# [Stated exercise]
Read the lines that follow and tally those with the word "this"; give the number and nothing else.

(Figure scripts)
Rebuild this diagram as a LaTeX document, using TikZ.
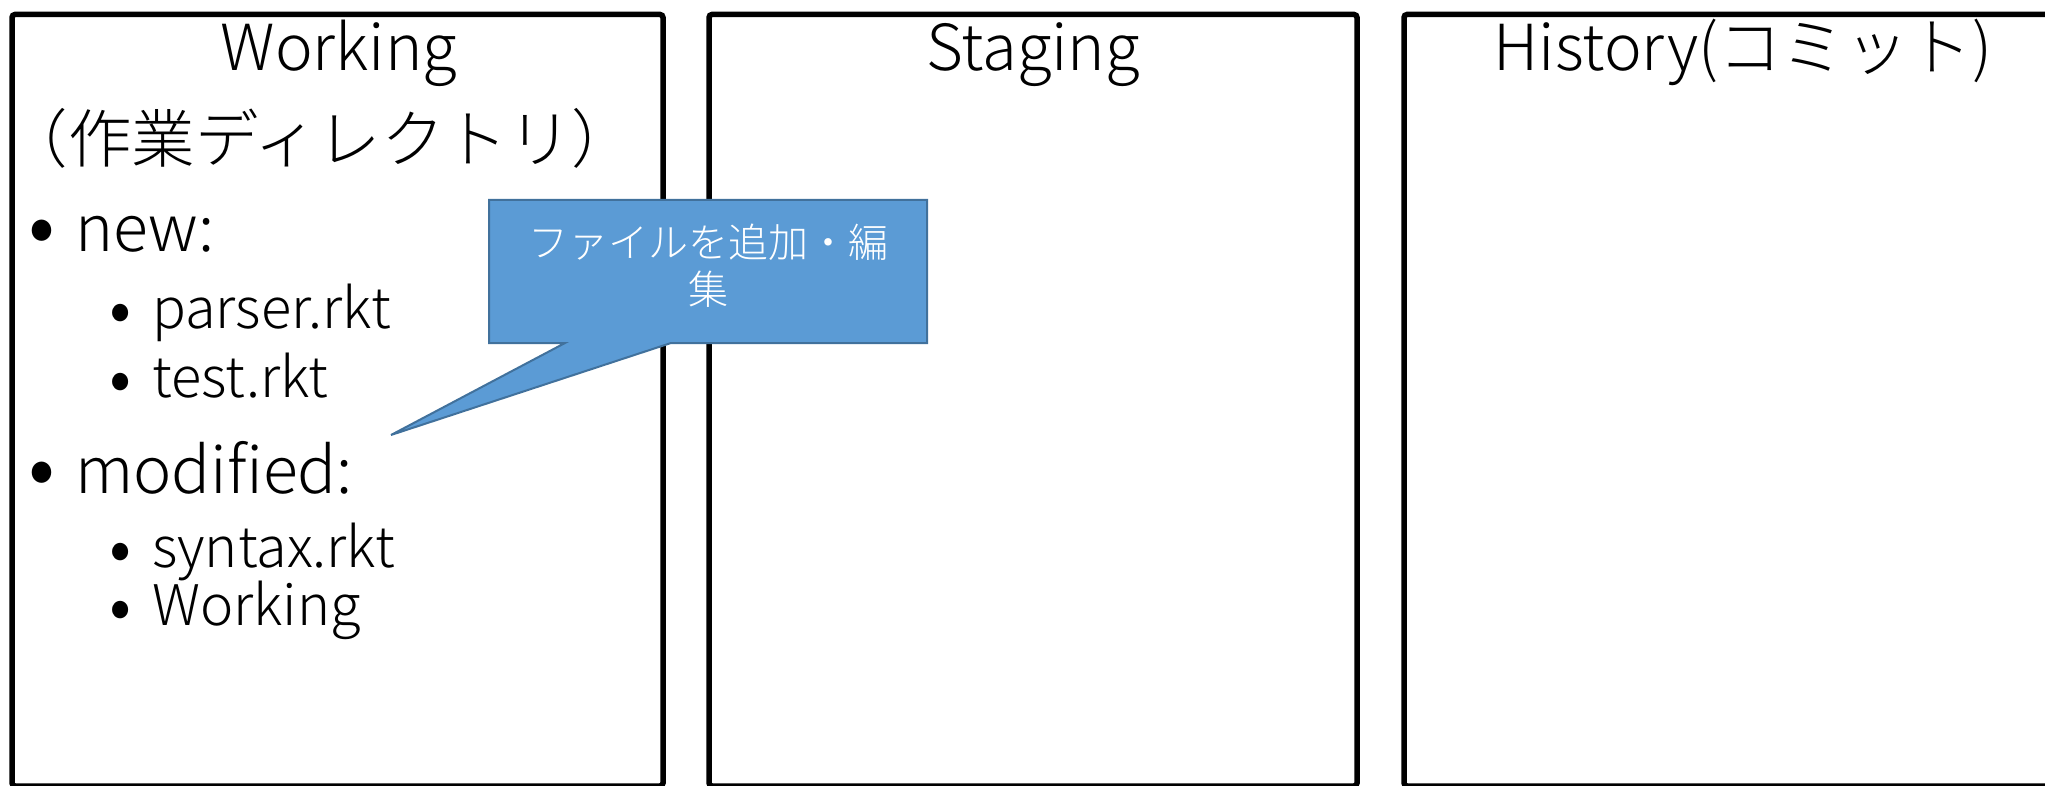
\documentclass[tikz,border=0pt]{standalone}
\usepackage{fontspec}
\setmainfont{Noto Sans CJK JP}[UprightFont=* Light]
\definecolor{calloutfill}{HTML}{5B9BD5}
\definecolor{calloutline}{HTML}{41719C}
\newcommand{\bulone}{\makebox[47pt][l]{\makebox[0pt][l]{\raisebox{-4pt}{\fontsize{85}{85}\selectfont •}}}}
\newcommand{\bultwo}{\makebox[43pt][l]{\makebox[0pt][l]{\raisebox{-5pt}{\fontsize{70}{70}\selectfont •}}}}
\tikzset{
  panel/.style={draw=black, line width=5.5pt, rounded corners=3pt},
  paneltitle/.style={inner sep=0pt, anchor=base, font=\fontsize{63.5}{66}\selectfont},
  itemone/.style={inner sep=0pt, anchor=base west, text height=48pt, text depth=14pt, font=\fontsize{64.5}{70}\selectfont},
  itemtwo/.style={inner sep=0pt, anchor=base west, text height=41pt, text depth=12pt, font=\fontsize{56}{60}\selectfont},
  calloutshape/.style={fill=calloutfill, draw=calloutline, line width=2pt, line join=miter},
  callouttext/.style={inner sep=0pt, align=center, text=white, font=\fontsize{40}{47}\selectfont}
}
\begin{document}
\begin{tikzpicture}[x=1pt,y=-1pt]
\useasboundingbox (0,0) rectangle (2045,786);
\clip (0,0) rectangle (2045,786);
% panels
\draw[panel] (12,14.5) rectangle (663,786);
\draw[panel] (709,14.5) rectangle (1357,786);
\draw[panel] (1404,14.5) rectangle (2082,786);
% titles
\node[paneltitle] (wt) at (339,71) {Working};
\node[paneltitle] (wj) at (320,163) {（作業ディレクトリ）};
\node[paneltitle] (st) at (1033,71) {Staging};
\node[paneltitle] (ht) at (1743,71) {History(コミット)};
% list
\node[itemone] (inew) at (28,252) {\bulone new:};
\node[itemtwo] (ipar) at (109,328) {\bultwo parser.rkt};
\node[itemtwo] (ites) at (109,397) {\bultwo test.rkt};
\node[itemone] (imod) at (28,493) {\bulone modified:};
\node[itemtwo] (isyn) at (109,567) {\bultwo syntax.rkt};
\node[itemtwo] (iwor) at (109,625) {\bultwo Working};
% callout
\draw[calloutshape] (489,200) -- (927,200) -- (927,343) -- (671,343) -- (391,435) -- (565,343) -- (489,343) -- cycle;
\node[callouttext] (ctext) at (708,266) {ファイルを追加・編\\集};
\end{tikzpicture}
\end{document}
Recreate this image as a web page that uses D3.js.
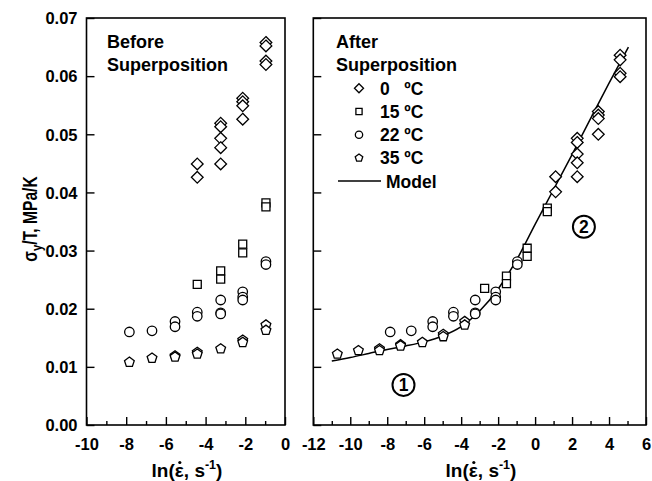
<!DOCTYPE html>
<meta charset="utf-8">
<style>
body { margin: 0; background: #fff; }
svg { font-family: Arial, "Liberation Sans", sans-serif; font-weight: bold; }
.frame { fill: none; stroke: #000; stroke-width: 1.6px; }
.tick line { stroke: #000; stroke-width: 1.4px; }
.mark { fill: #fff; stroke: #000; stroke-width: 1.3px; }
</style>
<svg width="652" height="481"></svg>
<script src="https://d3js.org/d3.v7.min.js"></script>
<script>

// ---- data: [ln(strain rate), sigma_y/T] ----
var before0C = [[-4.42,0.0449],[-4.42,0.0426],[-3.24,0.0519],[-3.24,0.0513],[-3.24,0.0493],[-3.24,0.0477],[-3.24,0.0449],
  [-2.13,0.0562],[-2.13,0.0556],[-2.13,0.0549],[-2.13,0.0526],[-0.96,0.0658],[-0.96,0.0652],[-0.96,0.0626],[-0.96,0.0620]];
var before15C = [[-4.42,0.0242],[-3.24,0.0265],[-3.24,0.0251],[-2.13,0.0311],[-2.13,0.0296],[-0.96,0.0382],[-0.96,0.0375]];
var before22C = [[-7.84,0.0160],[-6.70,0.0162],[-5.54,0.0178],[-5.54,0.0169],[-4.42,0.0194],[-4.42,0.0187],[-3.24,0.0215],
  [-3.24,0.0193],[-3.24,0.0191],[-2.13,0.0229],[-2.13,0.0220],[-2.13,0.0215],[-0.96,0.0281],[-0.96,0.0276]];
var before35C = [[-7.84,0.0108],[-6.70,0.0115],[-5.54,0.0119],[-5.54,0.0117],[-4.42,0.0125],[-4.42,0.0122],[-3.24,0.0131],
  [-2.13,0.0146],[-2.13,0.0142],[-0.96,0.0172],[-0.96,0.0163]];

var after0C = [[1.11,0.0427],[1.11,0.0401],[2.28,0.0493],[2.28,0.0486],[2.28,0.0466],[2.28,0.0451],[2.28,0.0427],
  [3.42,0.0539],[3.42,0.0533],[3.42,0.0527],[3.42,0.0500],[4.60,0.0636],[4.60,0.0628],[4.60,0.0605],[4.60,0.0599]];
var after15C = [[-2.73,0.0235],[-1.55,0.0256],[-1.55,0.0243],[-0.43,0.0304],[-0.43,0.0290],[0.66,0.0373],[0.66,0.0367]];
var after22C = before22C;
var after35C = [[-10.70,0.0122],[-9.56,0.0128],[-8.42,0.0131],[-8.42,0.0128],[-7.28,0.0138],[-7.28,0.0136],[-6.10,0.0142],
  [-4.97,0.0156],[-4.97,0.0152],[-3.81,0.0178],[-3.81,0.0172]];

var modelX = [-11,-10,-9,-8,-7,-6,-5,-4,-3,-2,-1,0,1,2,3,4,5.05];
var modelY = [0.0110,0.0116,0.0123,0.0130,0.0136,0.0143,0.0153,0.0169,0.0196,0.0234,0.0284,0.0345,0.0405,0.0465,0.0527,0.0588,0.0650];

var yTicks = [0, 0.01, 0.02, 0.03, 0.04, 0.05, 0.06, 0.07];
var legendLabels = ["0   \u00baC", "15 \u00baC", "22 \u00baC", "35 \u00baC"];

// ---- symbols ----
var diamond = { draw: function(c, s) { var r = Math.sqrt(s) / 2 * 1.3; c.moveTo(0,-r); c.lineTo(r,0); c.lineTo(0,r); c.lineTo(-r,0); c.closePath(); } };
var square = { draw: function(c, s) { var h = Math.sqrt(s) / 2; c.rect(-h,-h,2*h,2*h); } };
var circle = { draw: function(c, s) { var r = Math.sqrt(s) / 2; c.moveTo(r,0); c.arc(0,0,r,0,2*Math.PI); } };
var pentagon = { draw: function(c, s) {
  var r = Math.sqrt(s) / 2 * 1.05;
  for (var i = 0; i < 5; i++) {
    var a = -Math.PI/2 + i * 2*Math.PI/5;
    if (i === 0) c.moveTo(r*Math.cos(a), r*Math.sin(a)); else c.lineTo(r*Math.cos(a), r*Math.sin(a));
  }
  c.closePath();
} };
var shapes = [diamond, square, circle, pentagon];
var sizes = [81, 64, 90, 95];

var svg = d3.select("svg");

var y = d3.scaleLinear().domain([0, 0.07]).range([425, 18]);
var xL = d3.scaleLinear().domain([-10, 0]).range([86.5, 285]);
var xR = d3.scaleLinear().domain([-12, 6]).range([313.3, 646]);

function panel(x, majors, minors, showY) {
  var g = svg.append("g");
  // x ticks, inward
  g.append("g").attr("transform", "translate(0,425)")
    .call(d3.axisBottom(x).tickValues(minors).tickSize(-4).tickFormat(""))
    .call(function(a) { a.select(".domain").remove(); });
  g.append("g").attr("transform", "translate(0,425)")
    .call(d3.axisBottom(x).tickValues(majors).tickSize(-8).tickPadding(13).tickFormat(d3.format("d")))
    .call(function(a) {
      a.select(".domain").remove();
      a.selectAll("text").attr("font-size", 16.5).attr("font-weight", "bold").attr("fill", "#000")
        .text(function(d) { return String(d).replace("\u2212", "-"); });
    });
  // y ticks, inward
  var ya = g.append("g").attr("transform", "translate(" + x.range()[0] + ",0)")
    .call(d3.axisLeft(y).tickValues(yTicks).tickSize(-8).tickPadding(9).tickFormat(d3.format(".2f")));
  ya.select(".domain").remove();
  ya.selectAll("text").attr("font-size", 16.5).attr("font-weight", "bold").attr("fill", "#000").attr("dy", "0.35em");
  if (!showY) ya.selectAll("text").remove();
  g.append("rect").attr("class", "frame")
    .attr("x", x.range()[0]).attr("y", y.range()[1])
    .attr("width", x.range()[1] - x.range()[0]).attr("height", y.range()[0] - y.range()[1]);
  return g;
}

function marks(g, x, series) {
  series.forEach(function(data, i) {
    g.append("g").selectAll("path").data(data).enter().append("path")
      .attr("class", "mark")
      .attr("transform", function(d) { return "translate(" + x(d[0]) + "," + y(d[1]) + ")"; })
      .attr("d", d3.symbol().type(shapes[i]).size(sizes[i]));
  });
}

var left = panel(xL, d3.range(-10, 1, 2), d3.range(-9, 0, 2), true);
var right = panel(xR, d3.range(-12, 7, 2), d3.range(-11, 6, 2), false);

// model line
var modelPts = modelX.map(function(v, i) { return [v, modelY[i]]; });
right.append("path")
  .attr("d", d3.line().x(function(d) { return xR(d[0]); }).y(function(d) { return y(d[1]); }).curve(d3.curveMonotoneX)(modelPts))
  .attr("fill", "none").attr("stroke", "#000").attr("stroke-width", 1.5);

marks(left, xL, [before0C, before15C, before22C, before35C]);
marks(right, xR, [after0C, after15C, after22C, after35C]);

// panel titles
left.append("text").attr("x", 107).attr("y", 48).attr("font-size", 18).text("Before");
left.append("text").attr("x", 107).attr("y", 71).attr("font-size", 18).text("Superposition");
right.append("text").attr("x", 336).attr("y", 48).attr("font-size", 18).text("After");
right.append("text").attr("x", 336).attr("y", 71).attr("font-size", 18).text("Superposition");

// legend
var lg = right.append("g");
legendLabels.forEach(function(lbl, i) {
  var cy = 88.3 + i * 23.2;
  lg.append("path").attr("class", "mark")
    .attr("transform", "translate(359," + cy + ")")
    .attr("d", d3.symbol().type(shapes[i]).size(sizes[i] * 0.6));
  lg.append("text").attr("x", 380).attr("y", cy + 6.5).attr("font-size", 17.5)
    .style("white-space", "pre").text(lbl);
});
lg.append("line").attr("x1", 338).attr("x2", 381).attr("y1", 181).attr("y2", 181)
  .attr("stroke", "#000").attr("stroke-width", 1.5);
lg.append("text").attr("x", 386).attr("y", 187.5).attr("font-size", 17.5).text("Model");

// circled region labels
[[-7.12, 0.0069, "1"], [2.64, 0.0341, "2"]].forEach(function(d) {
  right.append("circle").attr("cx", xR(d[0])).attr("cy", y(d[1])).attr("r", 11)
    .attr("fill", "#fff").attr("stroke", "#000").attr("stroke-width", 2);
  right.append("text").attr("x", xR(d[0])).attr("y", y(d[1]) + 6.5).attr("text-anchor", "middle")
    .attr("font-size", 17.5).text(d[2]);
});

// axis titles: ln(eps-dot, s^-1); the dot over epsilon is a small circle
function xTitle(cx) {
  var t = svg.append("text").attr("x", cx).attr("y", 477).attr("text-anchor", "middle").attr("font-size", 19);
  t.append("tspan").text("ln(\u03b5, s");
  t.append("tspan").attr("font-size", 12.5).attr("dy", -8).text("-1");
  t.append("tspan").attr("dy", 8).text(")");
  var n = t.node();
  var x0 = n.getStartPositionOfChar(3).x, x1 = n.getEndPositionOfChar(3).x;
  svg.append("circle").attr("cx", (x0 + x1) / 2 + 0.5).attr("cy", 477 - 14.5).attr("r", 1.6).attr("fill", "#000");
}
xTitle(187);
xTitle(481);

var yt = svg.append("text").attr("transform", "translate(37,219) rotate(-90) scale(0.8,1)")
  .attr("text-anchor", "middle").attr("font-size", 19.5);
yt.append("tspan").text("\u03c3");
yt.append("tspan").attr("font-size", 14).attr("dy", 5).text("y");
yt.append("tspan").attr("dy", -5).text("/T, MPa/K");

</script>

# [Reply to the exercise]
2